The hike starts at Sunset Point and descends into the canyon and into Wall Street where you’ll be switching back through towering cliffs and huge Douglas For trees. As you continue on you’ll see stunning views of Thors Hammer, a rock formation that really does look like a giant hammer carve out of stone. You’ll also have great views into the Silent City of rock towers that look like temples and buildings. And to the east, you’ll notice the Temple of Osiris.
The loop takes you via the Navajo Benchmark and back up two bridges where you’ll get to see some very cool natural bridges that have been formed over thousands of years. After Two Bridges is a short hike to Sunset point, where if you have timed it right, you’ll get to see the sunset over the amazing scenery.
The Peekaboo Loop Hike is a great way to see some parts of Bryce National Park that are a bit further afield. It starts way down at Bryce Canyon and takes into areas that are only really accessible from this starting point.

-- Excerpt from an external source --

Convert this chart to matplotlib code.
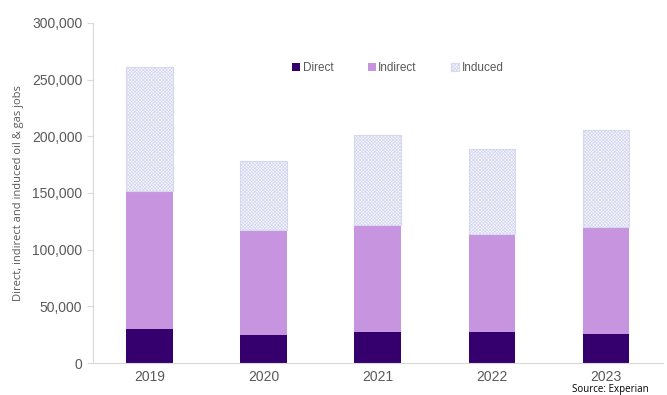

The hike is around 5 miles long and does get quite busy. The elevation change is quite large but there are a lot of downhills as well as the uphills, so your legs do get a break now and then. It’s rated as a medium level hike and should be accomplishable by most. There is one downside to this hike though and that is the abundance of horse manure on the trail, don’t let it put you off, just be prepared for it and you’ll be fine.
The hike begins at Bryce Point where you get a lovely view of the canyon. You’ll then descend into it and hike amongst the amphitheater to the Wall Of Windows. The Wall Of Windows is a stunning rock formation that is full of holes, unsurprisingly. It’s like a block of different towers that nature has naturally put some windows into and it is well worth stopping for a look and photo.
Continuing on you’ll come close by to the Hindu Temples, and get quite a good look at them and then on to the Catherdral, another rock formation that looks remarkably human-made. Then, it’s a loopback around with amazing views to the east where you’ll see the Aligator and then back up to Bryce Point.
This trail is usually closed during winter and it’s best done in spring, summer or, fall.